* begin Data rows *
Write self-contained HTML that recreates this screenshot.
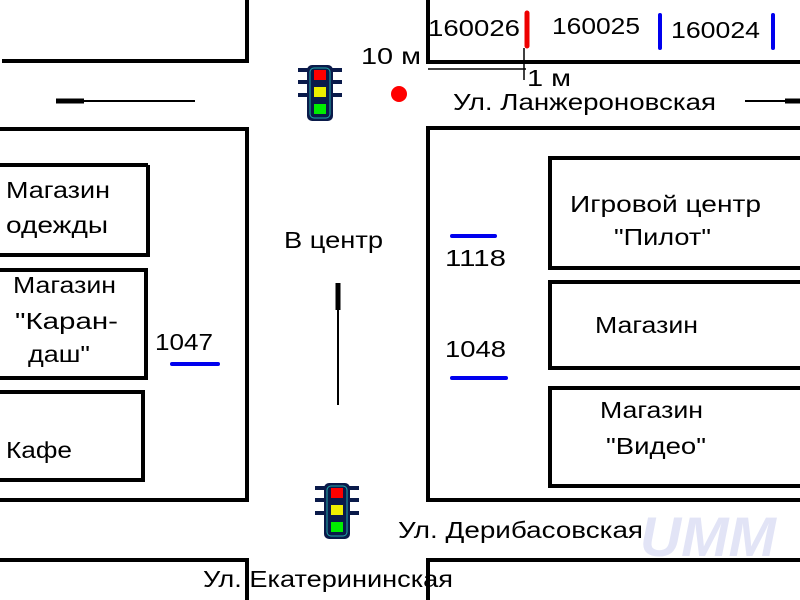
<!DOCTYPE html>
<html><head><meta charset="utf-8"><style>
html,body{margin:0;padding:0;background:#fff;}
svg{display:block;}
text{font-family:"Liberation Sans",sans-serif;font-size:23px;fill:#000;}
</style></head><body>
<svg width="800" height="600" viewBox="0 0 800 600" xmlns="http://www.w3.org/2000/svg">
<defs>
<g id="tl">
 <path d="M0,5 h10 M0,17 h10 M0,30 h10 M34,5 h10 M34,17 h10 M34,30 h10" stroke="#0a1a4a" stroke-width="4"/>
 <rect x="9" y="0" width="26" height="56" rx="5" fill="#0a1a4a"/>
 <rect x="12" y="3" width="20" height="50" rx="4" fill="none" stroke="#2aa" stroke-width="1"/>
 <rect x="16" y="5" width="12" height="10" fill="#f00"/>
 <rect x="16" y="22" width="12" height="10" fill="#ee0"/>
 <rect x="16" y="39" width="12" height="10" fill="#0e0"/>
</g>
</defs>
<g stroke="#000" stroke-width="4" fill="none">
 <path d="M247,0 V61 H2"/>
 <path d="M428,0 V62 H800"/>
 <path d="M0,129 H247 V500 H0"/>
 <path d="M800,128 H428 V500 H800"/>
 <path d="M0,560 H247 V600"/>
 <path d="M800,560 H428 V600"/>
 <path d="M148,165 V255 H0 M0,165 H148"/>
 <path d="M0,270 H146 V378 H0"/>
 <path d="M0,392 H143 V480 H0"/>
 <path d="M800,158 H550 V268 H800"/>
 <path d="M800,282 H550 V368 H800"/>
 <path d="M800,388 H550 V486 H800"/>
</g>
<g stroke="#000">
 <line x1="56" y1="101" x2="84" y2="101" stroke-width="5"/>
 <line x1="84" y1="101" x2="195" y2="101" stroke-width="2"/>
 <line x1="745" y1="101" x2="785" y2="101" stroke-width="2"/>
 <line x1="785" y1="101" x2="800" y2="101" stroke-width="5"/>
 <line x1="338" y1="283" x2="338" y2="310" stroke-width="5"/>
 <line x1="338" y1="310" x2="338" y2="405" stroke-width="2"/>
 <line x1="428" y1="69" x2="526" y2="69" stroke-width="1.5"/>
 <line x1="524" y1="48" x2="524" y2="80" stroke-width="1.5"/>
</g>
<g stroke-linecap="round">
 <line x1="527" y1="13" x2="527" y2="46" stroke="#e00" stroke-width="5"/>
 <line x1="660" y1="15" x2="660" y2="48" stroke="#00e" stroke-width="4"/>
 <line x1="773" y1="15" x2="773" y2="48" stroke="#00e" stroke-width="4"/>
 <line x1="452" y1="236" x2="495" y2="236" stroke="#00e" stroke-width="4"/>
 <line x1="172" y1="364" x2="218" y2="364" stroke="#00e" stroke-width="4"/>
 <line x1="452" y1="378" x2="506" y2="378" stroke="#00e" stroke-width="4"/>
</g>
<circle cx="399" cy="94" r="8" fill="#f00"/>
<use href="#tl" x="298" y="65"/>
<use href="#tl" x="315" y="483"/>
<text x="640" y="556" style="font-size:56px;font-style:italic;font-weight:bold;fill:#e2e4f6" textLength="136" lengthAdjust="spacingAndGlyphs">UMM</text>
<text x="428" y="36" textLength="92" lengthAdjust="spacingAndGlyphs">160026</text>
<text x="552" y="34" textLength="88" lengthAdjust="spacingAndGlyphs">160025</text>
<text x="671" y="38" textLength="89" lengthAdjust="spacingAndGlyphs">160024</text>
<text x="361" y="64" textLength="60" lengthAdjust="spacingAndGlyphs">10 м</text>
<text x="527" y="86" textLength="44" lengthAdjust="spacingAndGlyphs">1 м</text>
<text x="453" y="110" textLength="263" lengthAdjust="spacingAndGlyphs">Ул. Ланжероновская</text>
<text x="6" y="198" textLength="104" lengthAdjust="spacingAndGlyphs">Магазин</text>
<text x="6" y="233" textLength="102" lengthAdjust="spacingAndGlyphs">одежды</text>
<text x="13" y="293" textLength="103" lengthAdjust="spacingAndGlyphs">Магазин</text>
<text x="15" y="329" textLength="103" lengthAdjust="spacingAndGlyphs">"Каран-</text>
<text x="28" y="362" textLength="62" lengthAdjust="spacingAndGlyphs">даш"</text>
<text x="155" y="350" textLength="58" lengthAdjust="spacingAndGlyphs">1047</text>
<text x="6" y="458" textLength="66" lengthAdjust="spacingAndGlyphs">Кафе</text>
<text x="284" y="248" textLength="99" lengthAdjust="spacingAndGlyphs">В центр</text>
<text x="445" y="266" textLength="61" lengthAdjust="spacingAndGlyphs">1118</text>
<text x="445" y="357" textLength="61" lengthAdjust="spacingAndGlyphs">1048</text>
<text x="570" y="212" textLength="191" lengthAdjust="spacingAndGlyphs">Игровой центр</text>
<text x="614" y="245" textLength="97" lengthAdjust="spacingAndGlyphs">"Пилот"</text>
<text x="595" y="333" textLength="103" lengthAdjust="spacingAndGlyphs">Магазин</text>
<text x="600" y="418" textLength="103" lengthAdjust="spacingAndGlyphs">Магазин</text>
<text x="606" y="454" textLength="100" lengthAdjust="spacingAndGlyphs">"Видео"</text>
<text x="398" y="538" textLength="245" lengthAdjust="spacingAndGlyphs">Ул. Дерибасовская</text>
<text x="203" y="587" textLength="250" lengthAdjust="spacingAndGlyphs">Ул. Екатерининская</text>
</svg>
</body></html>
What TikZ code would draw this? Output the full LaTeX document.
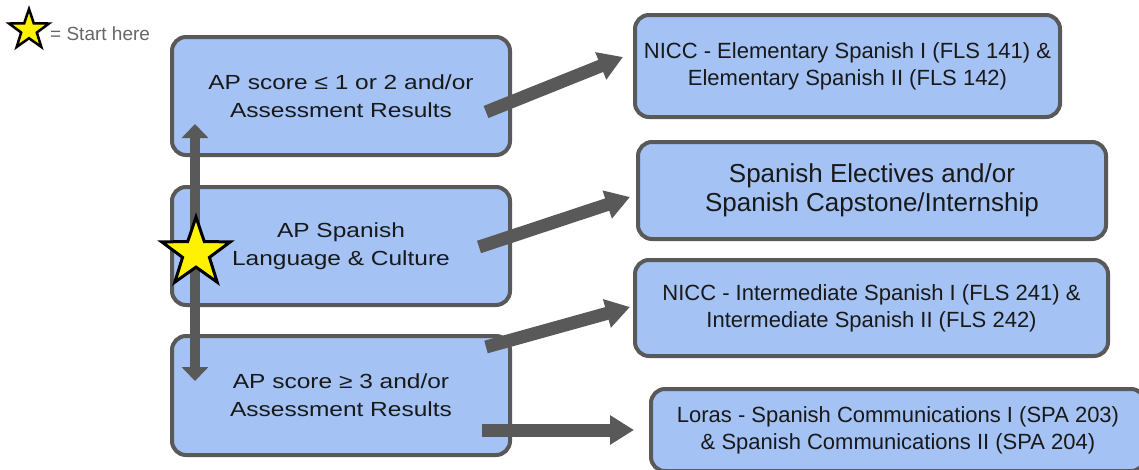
* end Data rows *
» **Set exercise**: Write out the entries again, exactly as given, skipping any images.

» **The result**:
Write self-contained HTML that recreates this screenshot.
<!DOCTYPE html>
<html><head><meta charset="utf-8"><style>
html,body{margin:0;padding:0;background:#fff;}
svg{display:block;}
text{font-family:"Liberation Sans",sans-serif;font-size:23px;fill:#000;}
</style></head><body>
<svg width="800" height="600" viewBox="0 0 800 600" xmlns="http://www.w3.org/2000/svg">
<defs>
<g id="tl">
 <path d="M0,5 h10 M0,17 h10 M0,30 h10 M34,5 h10 M34,17 h10 M34,30 h10" stroke="#0a1a4a" stroke-width="4"/>
 <rect x="9" y="0" width="26" height="56" rx="5" fill="#0a1a4a"/>
 <rect x="12" y="3" width="20" height="50" rx="4" fill="none" stroke="#2aa" stroke-width="1"/>
 <rect x="16" y="5" width="12" height="10" fill="#f00"/>
 <rect x="16" y="22" width="12" height="10" fill="#ee0"/>
 <rect x="16" y="39" width="12" height="10" fill="#0e0"/>
</g>
</defs>
<g stroke="#000" stroke-width="4" fill="none">
 <path d="M247,0 V61 H2"/>
 <path d="M428,0 V62 H800"/>
 <path d="M0,129 H247 V500 H0"/>
 <path d="M800,128 H428 V500 H800"/>
 <path d="M0,560 H247 V600"/>
 <path d="M800,560 H428 V600"/>
 <path d="M148,165 V255 H0 M0,165 H148"/>
 <path d="M0,270 H146 V378 H0"/>
 <path d="M0,392 H143 V480 H0"/>
 <path d="M800,158 H550 V268 H800"/>
 <path d="M800,282 H550 V368 H800"/>
 <path d="M800,388 H550 V486 H800"/>
</g>
<g stroke="#000">
 <line x1="56" y1="101" x2="84" y2="101" stroke-width="5"/>
 <line x1="84" y1="101" x2="195" y2="101" stroke-width="2"/>
 <line x1="745" y1="101" x2="785" y2="101" stroke-width="2"/>
 <line x1="785" y1="101" x2="800" y2="101" stroke-width="5"/>
 <line x1="338" y1="283" x2="338" y2="310" stroke-width="5"/>
 <line x1="338" y1="310" x2="338" y2="405" stroke-width="2"/>
 <line x1="428" y1="69" x2="526" y2="69" stroke-width="1.5"/>
 <line x1="524" y1="48" x2="524" y2="80" stroke-width="1.5"/>
</g>
<g stroke-linecap="round">
 <line x1="527" y1="13" x2="527" y2="46" stroke="#e00" stroke-width="5"/>
 <line x1="660" y1="15" x2="660" y2="48" stroke="#00e" stroke-width="4"/>
 <line x1="773" y1="15" x2="773" y2="48" stroke="#00e" stroke-width="4"/>
 <line x1="452" y1="236" x2="495" y2="236" stroke="#00e" stroke-width="4"/>
 <line x1="172" y1="364" x2="218" y2="364" stroke="#00e" stroke-width="4"/>
 <line x1="452" y1="378" x2="506" y2="378" stroke="#00e" stroke-width="4"/>
</g>
<circle cx="399" cy="94" r="8" fill="#f00"/>
<use href="#tl" x="298" y="65"/>
<use href="#tl" x="315" y="483"/>
<text x="640" y="556" style="font-size:56px;font-style:italic;font-weight:bold;fill:#e2e4f6" textLength="136" lengthAdjust="spacingAndGlyphs">UMM</text>
<text x="428" y="36" textLength="92" lengthAdjust="spacingAndGlyphs">160026</text>
<text x="552" y="34" textLength="88" lengthAdjust="spacingAndGlyphs">160025</text>
<text x="671" y="38" textLength="89" lengthAdjust="spacingAndGlyphs">160024</text>
<text x="361" y="64" textLength="60" lengthAdjust="spacingAndGlyphs">10 м</text>
<text x="527" y="86" textLength="44" lengthAdjust="spacingAndGlyphs">1 м</text>
<text x="453" y="110" textLength="263" lengthAdjust="spacingAndGlyphs">Ул. Ланжероновская</text>
<text x="6" y="198" textLength="104" lengthAdjust="spacingAndGlyphs">Магазин</text>
<text x="6" y="233" textLength="102" lengthAdjust="spacingAndGlyphs">одежды</text>
<text x="13" y="293" textLength="103" lengthAdjust="spacingAndGlyphs">Магазин</text>
<text x="15" y="329" textLength="103" lengthAdjust="spacingAndGlyphs">"Каран-</text>
<text x="28" y="362" textLength="62" lengthAdjust="spacingAndGlyphs">даш"</text>
<text x="155" y="350" textLength="58" lengthAdjust="spacingAndGlyphs">1047</text>
<text x="6" y="458" textLength="66" lengthAdjust="spacingAndGlyphs">Кафе</text>
<text x="284" y="248" textLength="99" lengthAdjust="spacingAndGlyphs">В центр</text>
<text x="445" y="266" textLength="61" lengthAdjust="spacingAndGlyphs">1118</text>
<text x="445" y="357" textLength="61" lengthAdjust="spacingAndGlyphs">1048</text>
<text x="570" y="212" textLength="191" lengthAdjust="spacingAndGlyphs">Игровой центр</text>
<text x="614" y="245" textLength="97" lengthAdjust="spacingAndGlyphs">"Пилот"</text>
<text x="595" y="333" textLength="103" lengthAdjust="spacingAndGlyphs">Магазин</text>
<text x="600" y="418" textLength="103" lengthAdjust="spacingAndGlyphs">Магазин</text>
<text x="606" y="454" textLength="100" lengthAdjust="spacingAndGlyphs">"Видео"</text>
<text x="398" y="538" textLength="245" lengthAdjust="spacingAndGlyphs">Ул. Дерибасовская</text>
<text x="203" y="587" textLength="250" lengthAdjust="spacingAndGlyphs">Ул. Екатерининская</text>
</svg>
</body></html>
What TikZ code would draw this? Output the full LaTeX document.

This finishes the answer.